▶ **MATERIAL PROVIDED**
◇ ◇ ◇ ◇ ◇

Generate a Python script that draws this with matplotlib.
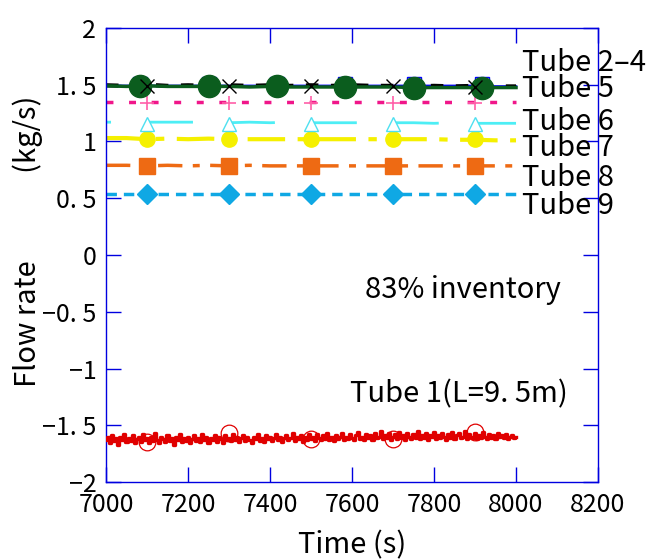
import numpy as np
import matplotlib
matplotlib.use("Agg")
import matplotlib.pyplot as plt

plt.rcParams['font.family'] = ['Noto Sans CJK JP', 'DejaVu Sans']

# time axis of the steady tubes (every 50 s)
t_line = [7000, 7050, 7100, 7150, 7200, 7250, 7300, 7350, 7400, 7450, 7500,
          7550, 7600, 7650, 7700, 7750, 7800, 7850, 7900, 7950, 8000]

tube2 = [1.49, 1.49, 1.49, 1.49, 1.49, 1.49, 1.49, 1.49, 1.49, 1.49, 1.49,
         1.49, 1.49, 1.49, 1.49, 1.49, 1.49, 1.49, 1.49, 1.485, 1.485]
tube3 = [1.495, 1.49, 1.50, 1.49, 1.495, 1.49, 1.495, 1.49, 1.495, 1.49, 1.495,
         1.49, 1.495, 1.49, 1.49, 1.485, 1.49, 1.485, 1.49, 1.485, 1.485]
tube4 = [1.49, 1.485, 1.49, 1.485, 1.485, 1.485, 1.485, 1.48, 1.485, 1.48, 1.48,
         1.48, 1.48, 1.48, 1.48, 1.475, 1.475, 1.475, 1.475, 1.475, 1.475]
tube5 = [1.35, 1.35, 1.35, 1.35, 1.35, 1.35, 1.35, 1.35, 1.35, 1.35, 1.35,
         1.35, 1.35, 1.35, 1.35, 1.35, 1.35, 1.35, 1.35, 1.35, 1.35]
tube6 = [1.17, 1.17, 1.17, 1.17, 1.17, 1.17, 1.165, 1.17, 1.165, 1.17, 1.165,
         1.165, 1.165, 1.165, 1.165, 1.165, 1.16, 1.165, 1.16, 1.16, 1.16]
tube7 = [1.03, 1.03, 1.02, 1.025, 1.02, 1.025, 1.02, 1.02, 1.02, 1.02, 1.02,
         1.02, 1.02, 1.02, 1.02, 1.02, 1.02, 1.015, 1.015, 1.01, 1.01]
tube8 = [0.79, 0.79, 0.785, 0.79, 0.785, 0.79, 0.785, 0.79, 0.785, 0.785, 0.785,
         0.785, 0.785, 0.785, 0.785, 0.785, 0.785, 0.785, 0.785, 0.785, 0.785]
tube9 = [0.54, 0.54, 0.54, 0.54, 0.54, 0.54, 0.54, 0.54, 0.54, 0.54, 0.54,
         0.54, 0.54, 0.54, 0.54, 0.54, 0.54, 0.54, 0.54, 0.54, 0.54]

# marker samples
t_mk = [7100, 7300, 7500, 7700, 7900]
t_mk6 = [7083, 7250, 7417, 7583, 7750, 7917]
tube2_mk = [1.505, 1.505, 1.505, 1.505, 1.505, 1.505]
tube3_mk = [1.49, 1.49, 1.49, 1.49, 1.48]
tube4_mk = [1.49, 1.49, 1.485, 1.48, 1.475, 1.475]
tube5_mk = [1.34, 1.34, 1.34, 1.34, 1.34]
tube6_mk = [1.15, 1.15, 1.15, 1.15, 1.15]
tube7_mk = [1.02, 1.02, 1.02, 1.02, 1.02]
tube8_mk = [0.785, 0.785, 0.785, 0.785, 0.785]
tube9_mk = [0.54, 0.54, 0.54, 0.54, 0.54]

# Tube 1 (reverse flow), every 5 s
t_red = np.arange(7000, 8001, 5)
tube1 = [-1.63, -1.60, -1.66, -1.59, -1.64, -1.61, -1.67, -1.60, -1.63, -1.58,
         -1.65, -1.61, -1.64, -1.59, -1.66, -1.62, -1.60, -1.65, -1.58, -1.63,
         -1.61, -1.66, -1.60, -1.64, -1.57, -1.63, -1.66, -1.60, -1.62, -1.65,
         -1.59, -1.64, -1.61, -1.67, -1.60, -1.63, -1.58, -1.65, -1.61, -1.64,
         -1.60, -1.66, -1.62, -1.59, -1.64, -1.61, -1.65, -1.58, -1.63, -1.60,
         -1.66, -1.61, -1.63, -1.59, -1.65, -1.60, -1.62, -1.66, -1.59, -1.63,
         -1.61, -1.64, -1.58, -1.63, -1.60, -1.65, -1.61, -1.59, -1.64, -1.60,
         -1.63, -1.66, -1.60, -1.62, -1.58, -1.64, -1.61, -1.65, -1.59, -1.62,
         -1.60, -1.64, -1.61, -1.58, -1.63, -1.60, -1.65, -1.61, -1.59, -1.63,
         -1.61, -1.57, -1.64, -1.60, -1.62, -1.59, -1.65, -1.60, -1.63, -1.58,
         -1.62, -1.60, -1.64, -1.58, -1.61, -1.63, -1.59, -1.62, -1.57, -1.63,
         -1.60, -1.64, -1.59, -1.62, -1.60, -1.57, -1.63, -1.60, -1.62, -1.58,
         -1.61, -1.63, -1.59, -1.56, -1.62, -1.60, -1.63, -1.58, -1.61, -1.59,
         -1.63, -1.57, -1.61, -1.60, -1.55, -1.62, -1.59, -1.61, -1.57, -1.63,
         -1.60, -1.58, -1.62, -1.56, -1.61, -1.59, -1.63, -1.57, -1.60, -1.62,
         -1.58, -1.61, -1.55, -1.62, -1.59, -1.61, -1.57, -1.63, -1.59, -1.60,
         -1.56, -1.62, -1.59, -1.61, -1.57, -1.60, -1.63, -1.58, -1.61, -1.56,
         -1.62, -1.59, -1.57, -1.61, -1.60, -1.55, -1.62, -1.58, -1.60, -1.61,
         -1.57, -1.62, -1.59, -1.61, -1.56, -1.60, -1.62, -1.58, -1.61, -1.59,
         -1.62, -1.57, -1.60, -1.59, -1.61, -1.58, -1.62, -1.60, -1.59, -1.61,
         -1.60]
tube1_mk = [-1.65, -1.57, -1.62, -1.62, -1.56]

tube_labels = ["Tube 2\u20134", "Tube 5", "Tube 6", "Tube 7", "Tube 8", "Tube 9"]
tube_label_y = [1.69, 1.46, 1.17, 0.94, 0.68, 0.43]

xticks = [7000, 7200, 7400, 7600, 7800, 8000, 8200]
yticks = [2, 1.5, 1, 0.5, 0, -0.5, -1, -1.5, -2]
ytick_labels = ["2", "1. 5", "1", "0. 5", "0", "\u22120. 5", "\u22121", "\u22121. 5", "\u22122"]

fig = plt.figure(figsize=(6.52, 5.59), dpi=100)
ax = fig.add_axes([0.1626, 0.1377, 0.7546, 0.8123])

# Tube 1
ax.plot(t_red, tube1, color="#e00000", lw=2.4, drawstyle="steps-mid", zorder=3)
ax.plot(t_mk, tube1_mk, ls="none", marker="o", ms=12, mfc="none", mec="#e00000", mew=0.9, zorder=3)

# Tube 9
ax.plot(t_line, tube9, color="#0fa8e4", lw=2.5, ls=(0, (3, 2)))
ax.plot(t_mk, tube9_mk, ls="none", marker="D", ms=10, color="#0fa8e4")
# Tube 8
ax.plot(t_line, tube8, color="#ee6a13", lw=2.5, ls=(0, (7, 3, 2, 3)))
ax.plot(t_mk, tube8_mk, ls="none", marker="s", ms=12, color="#ee6a13")
# Tube 7
ax.plot(t_line, tube7, color="#f5f000", lw=3, ls=(0, (9, 3, 2, 3)))
ax.plot(t_mk, tube7_mk, ls="none", marker="o", ms=11, color="#f5f000")
# Tube 6
ax.plot(t_line, tube6, color="#4deef5", lw=2, ls=(14.4, (16.2, 13.3)))
ax.plot(t_mk, tube6_mk, ls="none", marker="^", ms=10, mfc="white", mec="#4de0f0", mew=1)
# Tube 5
ax.plot(t_line, tube5, color="#f0168a", lw=2.5, ls=(0, (2, 4.5)))
ax.plot(t_mk, tube5_mk, ls="none", marker="+", ms=10, mec="#ff5fa8", mew=1.2)
# Tube 2-4
ax.plot(t_line, tube2, color="#0000ff", lw=1.8)
ax.plot(t_mk6, tube2_mk, ls="none", marker="s", ms=10, mfc="none", mec="#0000ff", mew=1)
ax.plot(t_line, tube3, color="#000000", lw=3, ls=(0, (3, 3)))
ax.plot(t_line, tube4, color="#0b5d1e", lw=2.5)
ax.plot(t_mk6, tube4_mk, ls="none", marker="o", ms=16, color="#0b5d1e")
ax.plot(t_mk, tube3_mk, ls="none", marker="x", ms=10, mec="#000000", mew=1)

for lab, yy in zip(tube_labels, tube_label_y):
    ax.text(8015, yy, lab, fontsize=21, ha="left", va="center", clip_on=False, zorder=10)

ax.text(7632, -0.31, "83% inventory", fontsize=21, ha="left", va="center")
ax.text(7595, -1.23, "Tube 1(L=9. 5m)", fontsize=21, ha="left", va="center")

ax.set_xlim(7000, 8200)
ax.set_ylim(-2, 2)
ax.set_xticks(xticks)
ax.set_xticklabels([str(v) for v in xticks])
ax.set_yticks(yticks)
ax.set_yticklabels(ytick_labels)
ax.tick_params(direction="in", length=11, width=1, color="#0000e0", labelsize=18,
               top=True, right=True, pad=7)

for sp in ax.spines.values():
    sp.set_color("#0000e0")
    sp.set_linewidth(1)

ax.set_xlabel("Time (s)", fontsize=21, labelpad=9)
ax.set_ylabel("Flow rate\u3000\u3000\u3000(kg/s)", fontsize=21)
ax.yaxis.set_label_coords(-0.128, 0.53)

fig.savefig("out.png", dpi=100)
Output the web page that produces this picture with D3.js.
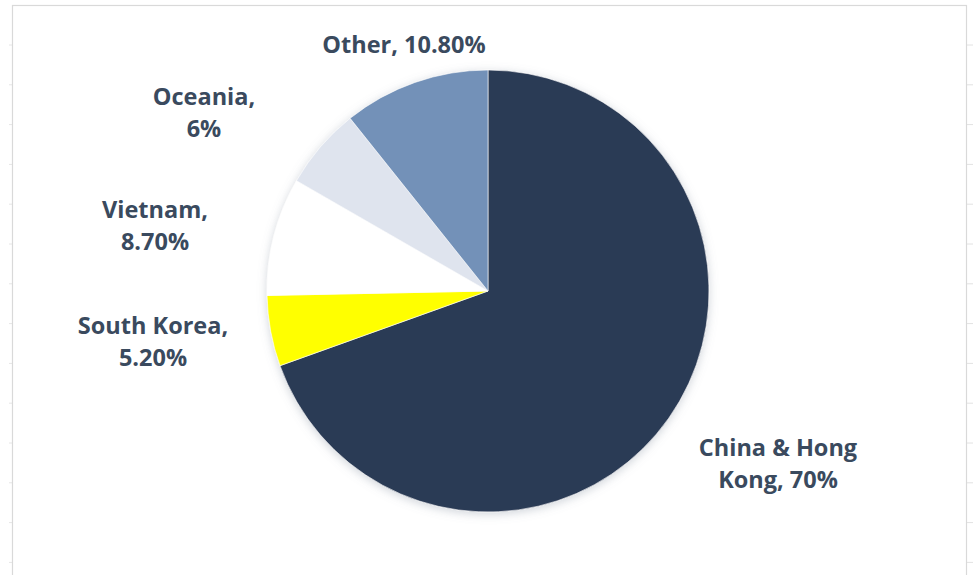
<!DOCTYPE html>
<html>
<head>
<meta charset="utf-8">
<script src="https://cdn.jsdelivr.net/npm/d3@7"></script>
<style>
  html, body { margin: 0; padding: 0; background: #ffffff; }
  svg { display: block; }
</style>
</head>
<body>
<svg id="chart" width="973" height="575"></svg>
<script>
// Share of exports by destination
const regions = ["China & Hong Kong", "South Korea", "Vietnam", "Oceania", "Other"];
const shares  = [70, 5.2, 8.7, 6, 10.8];
const shareLabels = ["70%", "5.20%", "8.70%", "6%", "10.80%"];
const colors  = ["#2c3b55", "#ffff00", "#ffffff", "#dfe4ee", "#7391b8"];

// Label lines as laid out around the pie
const labelLines = [
  ["China & Hong", "Kong, 70%"],
  ["South Korea,", "5.20%"],
  ["Vietnam,", "8.70%"],
  ["Oceania,", "6%"],
  ["Other, 10.80%"]
];
const labelAnchors = [[778, 448], [153, 326], [155, 210], [204, 97], [404, 45]];

const W = 973, H = 575;
const cx = 488, cy = 291, R = 221;

const svg = d3.select("#chart");

// Soft shadow behind the pie
const defs = svg.append("defs");
const f = defs.append("filter").attr("id", "pieShadow")
  .attr("x", "-20%").attr("y", "-20%").attr("width", "140%").attr("height", "140%");
f.append("feDropShadow")
  .attr("dx", 0).attr("dy", 2).attr("stdDeviation", 5)
  .attr("flood-color", "#7a8494").attr("flood-opacity", 0.35);

// Sheet gridline stubs outside the chart frame
const gridY = d3.range(45, H, 39.8);
svg.append("g").selectAll("line.gr").data(gridY).join("line")
  .attr("x1", 966).attr("x2", W).attr("y1", d => d).attr("y2", d => d)
  .attr("stroke", "#e2e2e2").attr("stroke-width", 1);
svg.append("g").selectAll("line.gl").data(gridY).join("line")
  .attr("x1", 9).attr("x2", 12).attr("y1", d => d).attr("y2", d => d)
  .attr("stroke", "#e6e6e6").attr("stroke-width", 1);

// Chart frame
svg.append("rect")
  .attr("x", 12.5).attr("y", 5.5).attr("width", 954).attr("height", H)
  .attr("fill", "#ffffff").attr("stroke", "#d9d9d9").attr("stroke-width", 1.2);

const pie = d3.pie().sort(null).value(d => d).startAngle(0).endAngle(2 * Math.PI);
const arc = d3.arc().innerRadius(0).outerRadius(R);
const arcs = pie(shares);

const g = svg.append("g").attr("transform", `translate(${cx},${cy})`);
g.append("g").attr("filter", "url(#pieShadow)")
  .selectAll("path").data(arcs).join("path")
  .attr("d", arc)
  .attr("fill", (d, i) => colors[i])
  .attr("stroke", "#ffffff").attr("stroke-width", 0.6);

// Data labels
const lineH = 31.5;
const lab = svg.append("g")
  .attr("font-family", "'Open Sans', Lato, sans-serif")
  .attr("font-weight", 700)
  .attr("font-size", 23.5)
  .attr("fill", "#3a4a5e")
  .attr("text-anchor", "middle");

labelLines.forEach((lines, i) => {
  const [x, y] = labelAnchors[i];
  const t = lab.append("text").attr("x", x).attr("y", y);
  lines.forEach((s, k) => {
    t.append("tspan").attr("x", x).attr("dy", k === 0 ? "0.35em" : lineH).text(s);
  });
});
</script>
</body>
</html>
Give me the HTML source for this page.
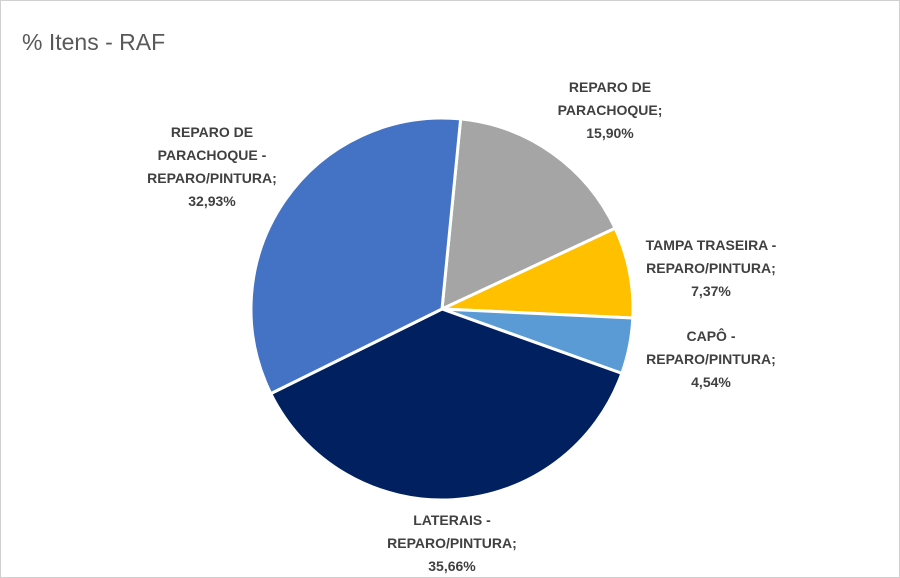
<!DOCTYPE html>
<html><head><meta charset="utf-8"><style>
html,body{margin:0;padding:0;background:#fff}
svg{display:block}
text{font-family:"Liberation Sans",sans-serif}
.l{font-size:14px;font-weight:bold;fill:#404040;text-anchor:middle}
</style></head><body>
<svg width="900" height="578" viewBox="0 0 900 578" xmlns="http://www.w3.org/2000/svg">
<rect x="0.5" y="0.5" width="899" height="577" fill="#fff" stroke="#d0d0d0"/>
<text x="22" y="50" font-size="23" fill="#595959">% Itens - RAF</text>
<g stroke="#fff" stroke-width="3" stroke-linejoin="round" id="pie"></g>
<text class="l" x="610" y="92">REPARO DE</text>
<text class="l" x="610" y="115">PARACHOQUE;</text>
<text class="l" x="610" y="138">15,90%</text>
<text class="l" x="212" y="137">REPARO DE</text>
<text class="l" x="212" y="160">PARACHOQUE -</text>
<text class="l" x="212" y="183">REPARO/PINTURA;</text>
<text class="l" x="212" y="206">32,93%</text>
<text class="l" x="711" y="250">TAMPA TRASEIRA -</text>
<text class="l" x="711" y="273">REPARO/PINTURA;</text>
<text class="l" x="711" y="296">7,37%</text>
<text class="l" x="711" y="341">CAPÔ -</text>
<text class="l" x="711" y="364">REPARO/PINTURA;</text>
<text class="l" x="711" y="387">4,54%</text>
<text class="l" x="452" y="525">LATERAIS -</text>
<text class="l" x="452" y="548">REPARO/PINTURA;</text>
<text class="l" x="452" y="571">35,66%</text>
</svg>
<script>
var cx=442,cy=309,r=191;
var a=[5.6,65,92.7,109.7,243.7,365.6];
var c=["#A5A5A5","#FFC000","#5B9BD5","#002060","#4472C4"];
var g=document.getElementById('pie'),s='';
function p(d){var t=d*Math.PI/180;return (cx+r*Math.sin(t)).toFixed(2)+','+(cy-r*Math.cos(t)).toFixed(2);}
for(var i=0;i<5;i++){var L=(a[i+1]-a[i])>180?1:0;
s+='<path fill="'+c[i]+'" d="M'+cx+','+cy+' L'+p(a[i])+' A'+r+','+r+' 0 '+L+' 1 '+p(a[i+1])+' Z"/>';}
g.innerHTML=s;
</script>
</body></html>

◇ ◇ ◇ ◇ ◇

▶ **EXERCISE**
Restate exactly, please, only the lines between the start of the data and the line containing "tube9_mk = [0.54, 0.54, 0.54, 0.54, 0.54]", both ends included, skipping the pictures.

▶ **PROBLEM SOLUTION**
Generate a Python script that draws this with matplotlib.
import numpy as np
import matplotlib
matplotlib.use("Agg")
import matplotlib.pyplot as plt

plt.rcParams['font.family'] = ['Noto Sans CJK JP', 'DejaVu Sans']

# time axis of the steady tubes (every 50 s)
t_line = [7000, 7050, 7100, 7150, 7200, 7250, 7300, 7350, 7400, 7450, 7500,
          7550, 7600, 7650, 7700, 7750, 7800, 7850, 7900, 7950, 8000]

tube2 = [1.49, 1.49, 1.49, 1.49, 1.49, 1.49, 1.49, 1.49, 1.49, 1.49, 1.49,
         1.49, 1.49, 1.49, 1.49, 1.49, 1.49, 1.49, 1.49, 1.485, 1.485]
tube3 = [1.495, 1.49, 1.50, 1.49, 1.495, 1.49, 1.495, 1.49, 1.495, 1.49, 1.495,
         1.49, 1.495, 1.49, 1.49, 1.485, 1.49, 1.485, 1.49, 1.485, 1.485]
tube4 = [1.49, 1.485, 1.49, 1.485, 1.485, 1.485, 1.485, 1.48, 1.485, 1.48, 1.48,
         1.48, 1.48, 1.48, 1.48, 1.475, 1.475, 1.475, 1.475, 1.475, 1.475]
tube5 = [1.35, 1.35, 1.35, 1.35, 1.35, 1.35, 1.35, 1.35, 1.35, 1.35, 1.35,
         1.35, 1.35, 1.35, 1.35, 1.35, 1.35, 1.35, 1.35, 1.35, 1.35]
tube6 = [1.17, 1.17, 1.17, 1.17, 1.17, 1.17, 1.165, 1.17, 1.165, 1.17, 1.165,
         1.165, 1.165, 1.165, 1.165, 1.165, 1.16, 1.165, 1.16, 1.16, 1.16]
tube7 = [1.03, 1.03, 1.02, 1.025, 1.02, 1.025, 1.02, 1.02, 1.02, 1.02, 1.02,
         1.02, 1.02, 1.02, 1.02, 1.02, 1.02, 1.015, 1.015, 1.01, 1.01]
tube8 = [0.79, 0.79, 0.785, 0.79, 0.785, 0.79, 0.785, 0.79, 0.785, 0.785, 0.785,
         0.785, 0.785, 0.785, 0.785, 0.785, 0.785, 0.785, 0.785, 0.785, 0.785]
tube9 = [0.54, 0.54, 0.54, 0.54, 0.54, 0.54, 0.54, 0.54, 0.54, 0.54, 0.54,
         0.54, 0.54, 0.54, 0.54, 0.54, 0.54, 0.54, 0.54, 0.54, 0.54]

# marker samples
t_mk = [7100, 7300, 7500, 7700, 7900]
t_mk6 = [7083, 7250, 7417, 7583, 7750, 7917]
tube2_mk = [1.505, 1.505, 1.505, 1.505, 1.505, 1.505]
tube3_mk = [1.49, 1.49, 1.49, 1.49, 1.48]
tube4_mk = [1.49, 1.49, 1.485, 1.48, 1.475, 1.475]
tube5_mk = [1.34, 1.34, 1.34, 1.34, 1.34]
tube6_mk = [1.15, 1.15, 1.15, 1.15, 1.15]
tube7_mk = [1.02, 1.02, 1.02, 1.02, 1.02]
tube8_mk = [0.785, 0.785, 0.785, 0.785, 0.785]
tube9_mk = [0.54, 0.54, 0.54, 0.54, 0.54]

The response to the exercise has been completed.